The United Democratic Movement (UDM) has accused the Speaker of Parliament Baleka Mbete of “unduly raising public alarm” in her opposition to its court application to have a motion of no confidence in the president decided by way of a secret ballot.

The party's leader Bantu Holomisa on Wednesday filed an affidavit with the Constitutional Court‚ replying to papers filed by Mbete and President Jacob Zuma.

The UDM approached the Constitutional Court after Mbete refused its request to have the motion of no confidence against Zuma conducted by a secret ballot.

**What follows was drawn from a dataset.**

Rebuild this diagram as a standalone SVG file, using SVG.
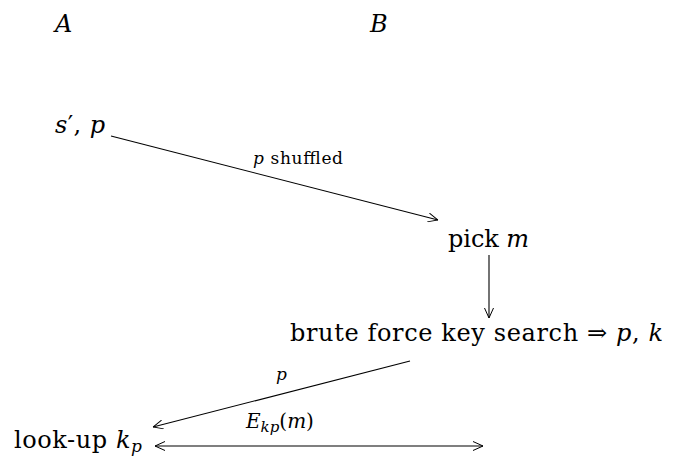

It argued that an open vote could see ANC MPs face intimidation if they did not toe the party's line.

Both Mbete and Zuma have opposed the UDM's application.

Replying to arguments by Mbete and Zuma that the UDM's application undermined the doctrine of the separation of powers‚ Holomisa said:

“No party in the present litigation‚ and certainly not the applicant‚ intends to dispute the first part of that dictum regarding the National Assembly's control of its own procedures‚ which is inherently a matter of separation of powers.

“What is at issue is whether such procedures are 'consistent with the Constitution and the law'‚ which is inherently a matter of constitutional interpretation. Accordingly‚ this application does not involve the separation of powers doctrine.”

Holomisa also denied that the UDM's application was an attempt to embroil the court in political controversy‚ as Mbete had suggested in her affidavit.

“The attempt by the Speaker to raise the spectre of this application being 'calculated to embroil this Court in political controversy' is unfounded. This point can only have been made for the sake of rhetoric and unduly raising public alarm. Our courts have never shied away from deciding legal matters on the grounds of 'political' implications and would surely not start doing so now.”

In Zuma's opposing papers‚ he argued that the UDM's claim that ANC MPs could suffer intimidation if the motion was decided by an open vote was spurious‚ but Holomisa disputed this:

“The President's own affidavit makes clear that the ANC will not hesitate to give an instruction to its members to vote in a particular way and will proceed to take whatever steps are necessary to discipline those who vote in any way other than as directed.”

Zuma also said that his decision to reshuffle his cabinet last month‚ which prompted the motion‚ was lawful.

Holomisa said the president's argument on this issue was entirely beside the point.

“What is relevant is that the decisions were ill-judged‚ hasty and have had extraordinarily negative (and foreseeable) economic consequences. The UDM wishes to persuade other members of the National Assembly that in light of this‚ the President should no longer enjoy their confidence. The secret ballot will allow members of the National Assembly to give effect to their conscience in this regard.”

The Inkatha Freedom Party and the Council for the Advancement of the South Constitution have filed papers in support of the UDM's application.

The motion of no confidence was postponed pending the outcome of the Constitutional Court application.